Ask HN: What should be included in a standard library?
After reading HN for years, I have encountered so many opinions regarding standard libraries in various programming languages, e.g., how they should be designed, what they should (and should not) include, etc.
The C standard library is very minimal, focusing mostly on low-level facilities. Everyone is expected to implement their own dynamic arrays or choose one implementation from a zillion available libraries. And, apparently, null-terminated strings are the work of the devil. C++ has a much more extensive standard library, built around generic programming techniques using containers, iterators, and algorithms applied in a composable way. It is rather elegant and powerful, but not very intuitive for beginners. It also has some notable omissions compared to more modern languages. Python comes with "batteries included" in the form of a very rich standard library. However, the PSF tends to "break user space" from time to time by deprecating older modules, such as “boring” technologies like CGI or modules with known security problems. (I am not comfortable enough to say anything about JS, Go, Rust, etc.)
So, what would a great standard library look like? What would make you happy? What have we learned about this after 50+ years of computing? Do you want everything from linked lists to red-black trees (and beyond)? Graphics and sound? (Even if no single API can please everyone.) XML? YAML? SIMD abstractions? Where do you even stop without causing anger? Where do you begin?

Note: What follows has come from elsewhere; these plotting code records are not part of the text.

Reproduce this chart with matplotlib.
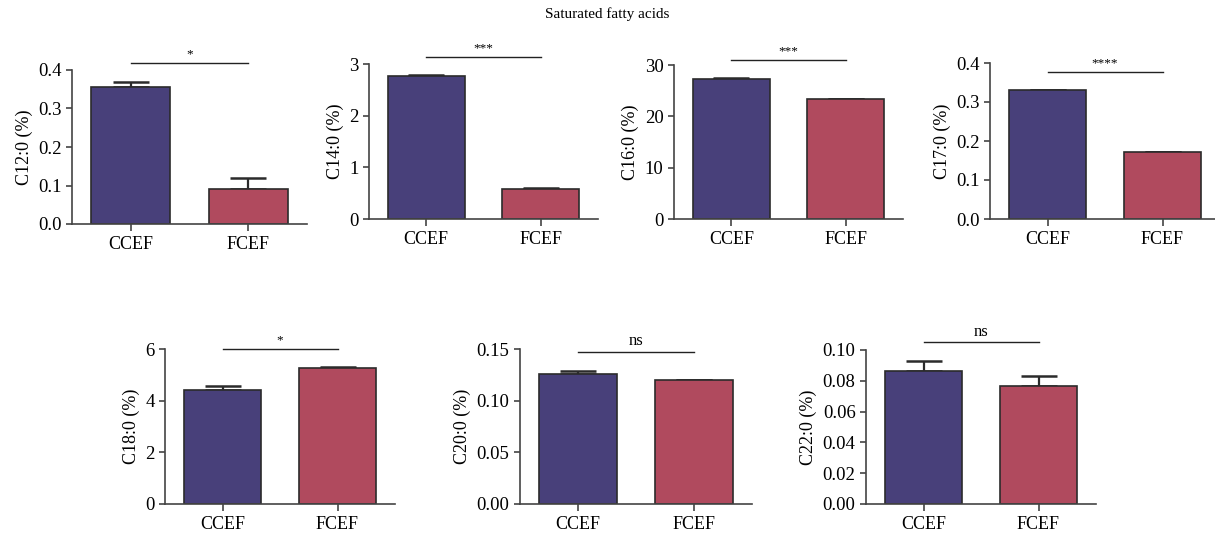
import matplotlib.pyplot as plt
from matplotlib.ticker import FormatStrFormatter

plt.rcParams['font.family'] = ['Liberation Serif', 'DejaVu Serif']

groups = ["CCEF", "FCEF"]
labels = ["C12:0 (%)", "C14:0 (%)", "C16:0 (%)", "C17:0 (%)",
          "C18:0 (%)", "C20:0 (%)", "C22:0 (%)"]
means = [[0.357, 0.090], [2.76, 0.58], [27.3, 23.3], [0.330, 0.171],
         [4.42, 5.28], [0.126, 0.120], [0.0865, 0.0765]]
errs = [[0.013, 0.030], [0.02, 0.02], [0.1, 0.1], [0.001, 0.001],
        [0.13, 0.01], [0.003, 0.0003], [0.0065, 0.0065]]
ymax = [0.4, 3, 30, 0.4, 6, 0.15, 0.10]
ystep = [0.1, 1, 10, 0.1, 2, 0.05, 0.02]
yfmt = ["%.1f", "%d", "%d", "%.1f", "%d", "%.2f", "%.2f"]
sig = ["*", "***", "***", "****", "*", "ns", "ns"]
sig_y = [0.418, 3.14, 31.0, 0.377, 5.99, 0.147, 0.105]

colors = ["#48407a", "#b04a5e"]

W, H = 1215, 535
# axes boxes in pixels: left, right, top, bottom
boxes = [(72, 307, 70, 224), (369, 598, 64, 219), (674, 903, 65, 219),
         (990, 1220, 63, 219), (165, 395, 349, 504), (520, 752, 349, 504),
         (866, 1096, 350, 504)]

fig = plt.figure(figsize=(W / 100, H / 100), dpi=100)
fig.text(0.5, 1 - 14 / H, "Saturated fatty acids", ha="center", va="center", fontsize=11)

for i, (l, r, t, b) in enumerate(boxes):
    ax = fig.add_axes([l / W, 1 - b / H, (r - l) / W, (b - t) / H])
    x = [0, 1]
    ax.bar(x, means[i], width=0.67, color=colors, edgecolor="#2b2b2b", linewidth=1.2, zorder=2)
    for j in range(2):
        ax.errorbar(x[j], means[i][j], yerr=[[0], [errs[i][j]]], fmt="none",
                    ecolor="#2b2b2b", elinewidth=1.6, capsize=13, capthick=1.8, zorder=1)
    ax.set_xlim(-0.5, 1.5)
    ax.set_ylim(0, ymax[i])
    ticks = [k * ystep[i] for k in range(int(round(ymax[i] / ystep[i])) + 1)]
    ax.set_yticks(ticks)
    ax.yaxis.set_major_formatter(FormatStrFormatter(yfmt[i]))
    ax.set_xticks(x)
    ax.set_xticklabels(groups, fontsize=13)
    ax.set_ylabel(labels[i], fontsize=13)
    ax.tick_params(axis="y", labelsize=13.5, length=4, width=1.2, color="#444444")
    ax.tick_params(axis="x", length=5, width=1.2, color="#444444")
    for s in ["top", "right"]:
        ax.spines[s].set_visible(False)
    for s in ["left", "bottom"]:
        ax.spines[s].set_color("#444444")
        ax.spines[s].set_linewidth(1.2)
    ax.plot([0, 1], [sig_y[i], sig_y[i]], color="#222222", linewidth=1.0, clip_on=False)
    if sig[i] == "ns":
        ax.annotate(sig[i], (0.5, sig_y[i]), xytext=(0, 2), textcoords="offset points",
                    ha="center", va="bottom", fontsize=12, annotation_clip=False)
    else:
        ax.annotate(sig[i], (0.5, sig_y[i]), xytext=(0, 2), textcoords="offset points",
                    ha="center", va="bottom", fontsize=9.5, annotation_clip=False)

plt.savefig("out.png", dpi=100)
plt.close()
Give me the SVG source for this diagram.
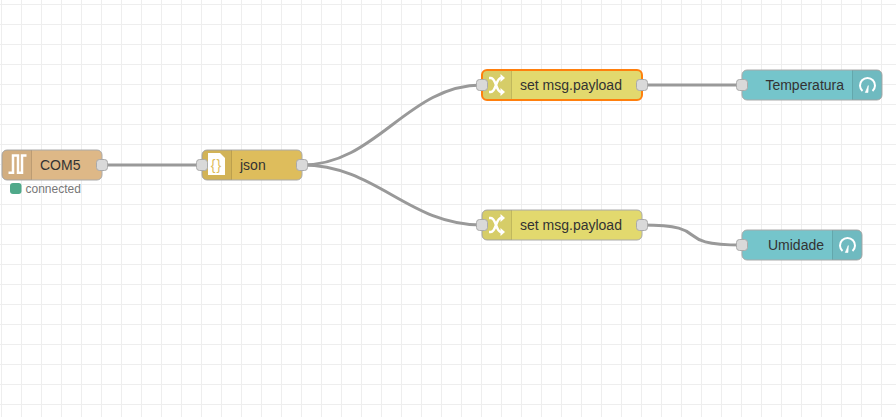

(No, I am not creating a new programming language. Enough is enough.)
In practice there's no right answer to this - I mean sad library for plants? Animals? Fungi? The question quickly becomes meaningless because without a lot more context there's no right answer.
In the scope of language - is this for embedded programs? Desktops? Phones? Is it for system components? Is it going to talk to hardware? Or networks? Is it headless or heavy UI? What OS is it running on? Is it for writing CRUD apps? Or games? Will it be used in space?
Every context brings different trade offs. Different boundaries, different resources, different everything.
Thus every answer to your question is both true for some places, and false in others.
Thus variety in context is what leads us to the current situation- lots of options.
HTTP server and related parsers (just a basic one), URL parsing and escaping, JSON, Socket handling, timers, interactive debugger, basic templating library, WebSocket client, SQLite.
I think Ruby got it right in this regard and Bun comes close as a second place.
I think as long as a language offers the basics (like streams, etc) it’s not that bad to build on top of it.